## BEGIN

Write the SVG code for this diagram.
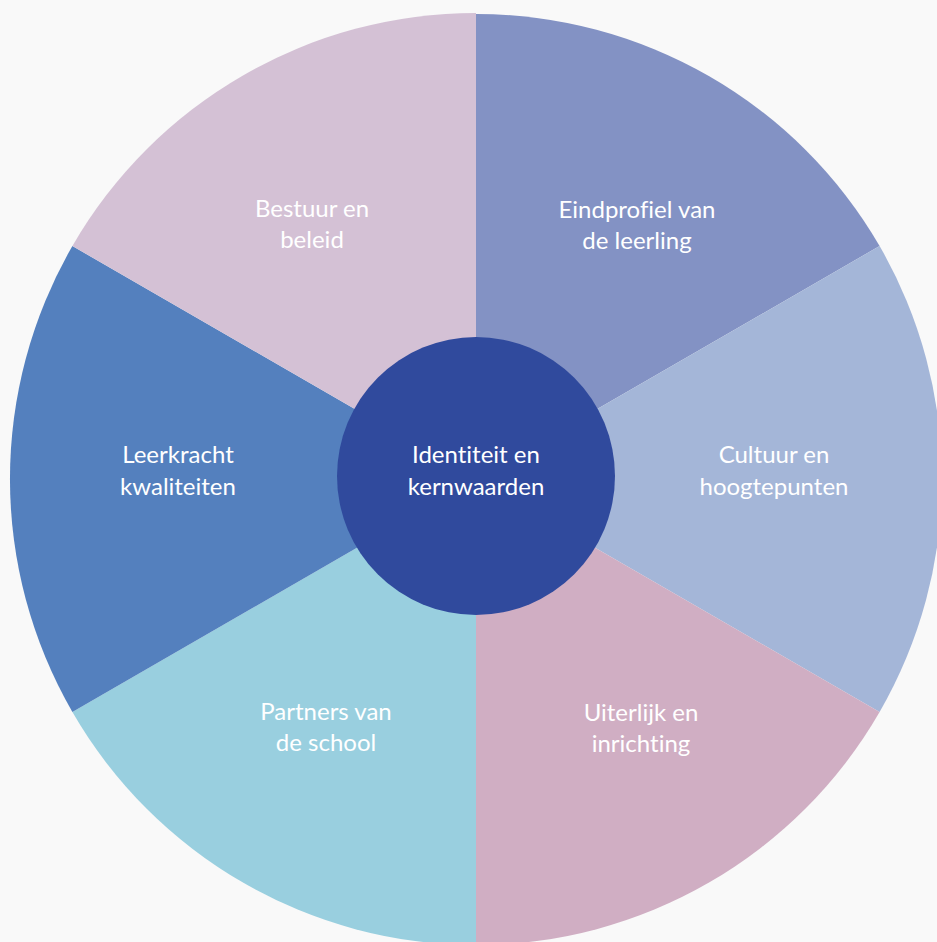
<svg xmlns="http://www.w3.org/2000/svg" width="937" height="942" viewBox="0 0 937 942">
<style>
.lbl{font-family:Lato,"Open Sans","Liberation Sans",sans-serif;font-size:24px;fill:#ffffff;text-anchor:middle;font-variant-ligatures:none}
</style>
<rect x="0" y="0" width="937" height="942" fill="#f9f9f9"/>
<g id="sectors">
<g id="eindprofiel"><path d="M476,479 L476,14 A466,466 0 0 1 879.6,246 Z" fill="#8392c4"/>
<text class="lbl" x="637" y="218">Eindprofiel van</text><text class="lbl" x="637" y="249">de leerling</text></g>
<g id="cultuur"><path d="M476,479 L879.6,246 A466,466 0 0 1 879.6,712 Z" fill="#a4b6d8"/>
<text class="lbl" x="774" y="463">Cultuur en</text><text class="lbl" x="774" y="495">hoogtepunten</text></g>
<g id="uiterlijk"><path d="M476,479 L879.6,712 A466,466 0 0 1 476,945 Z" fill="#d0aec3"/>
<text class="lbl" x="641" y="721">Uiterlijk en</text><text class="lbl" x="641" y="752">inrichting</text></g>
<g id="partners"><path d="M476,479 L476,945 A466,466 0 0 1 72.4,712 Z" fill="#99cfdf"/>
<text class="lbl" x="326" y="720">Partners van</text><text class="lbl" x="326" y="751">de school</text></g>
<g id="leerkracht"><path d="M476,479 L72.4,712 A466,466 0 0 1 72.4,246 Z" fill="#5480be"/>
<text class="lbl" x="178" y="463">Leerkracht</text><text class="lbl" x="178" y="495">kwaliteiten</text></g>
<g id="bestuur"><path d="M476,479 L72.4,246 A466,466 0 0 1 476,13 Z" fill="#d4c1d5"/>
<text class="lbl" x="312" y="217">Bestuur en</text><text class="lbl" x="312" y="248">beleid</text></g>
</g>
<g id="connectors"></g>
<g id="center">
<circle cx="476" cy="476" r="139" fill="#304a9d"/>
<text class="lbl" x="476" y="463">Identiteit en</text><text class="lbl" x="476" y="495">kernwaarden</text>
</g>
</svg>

## END

● **Task objective**
Except for the pictures, copy the material above exactly.

● **The solution**
Write the SVG code for this diagram.
<svg xmlns="http://www.w3.org/2000/svg" width="937" height="942" viewBox="0 0 937 942">
<style>
.lbl{font-family:Lato,"Open Sans","Liberation Sans",sans-serif;font-size:24px;fill:#ffffff;text-anchor:middle;font-variant-ligatures:none}
</style>
<rect x="0" y="0" width="937" height="942" fill="#f9f9f9"/>
<g id="sectors">
<g id="eindprofiel"><path d="M476,479 L476,14 A466,466 0 0 1 879.6,246 Z" fill="#8392c4"/>
<text class="lbl" x="637" y="218">Eindprofiel van</text><text class="lbl" x="637" y="249">de leerling</text></g>
<g id="cultuur"><path d="M476,479 L879.6,246 A466,466 0 0 1 879.6,712 Z" fill="#a4b6d8"/>
<text class="lbl" x="774" y="463">Cultuur en</text><text class="lbl" x="774" y="495">hoogtepunten</text></g>
<g id="uiterlijk"><path d="M476,479 L879.6,712 A466,466 0 0 1 476,945 Z" fill="#d0aec3"/>
<text class="lbl" x="641" y="721">Uiterlijk en</text><text class="lbl" x="641" y="752">inrichting</text></g>
<g id="partners"><path d="M476,479 L476,945 A466,466 0 0 1 72.4,712 Z" fill="#99cfdf"/>
<text class="lbl" x="326" y="720">Partners van</text><text class="lbl" x="326" y="751">de school</text></g>
<g id="leerkracht"><path d="M476,479 L72.4,712 A466,466 0 0 1 72.4,246 Z" fill="#5480be"/>
<text class="lbl" x="178" y="463">Leerkracht</text><text class="lbl" x="178" y="495">kwaliteiten</text></g>
<g id="bestuur"><path d="M476,479 L72.4,246 A466,466 0 0 1 476,13 Z" fill="#d4c1d5"/>
<text class="lbl" x="312" y="217">Bestuur en</text><text class="lbl" x="312" y="248">beleid</text></g>
</g>
<g id="connectors"></g>
<g id="center">
<circle cx="476" cy="476" r="139" fill="#304a9d"/>
<text class="lbl" x="476" y="463">Identiteit en</text><text class="lbl" x="476" y="495">kernwaarden</text>
</g>
</svg>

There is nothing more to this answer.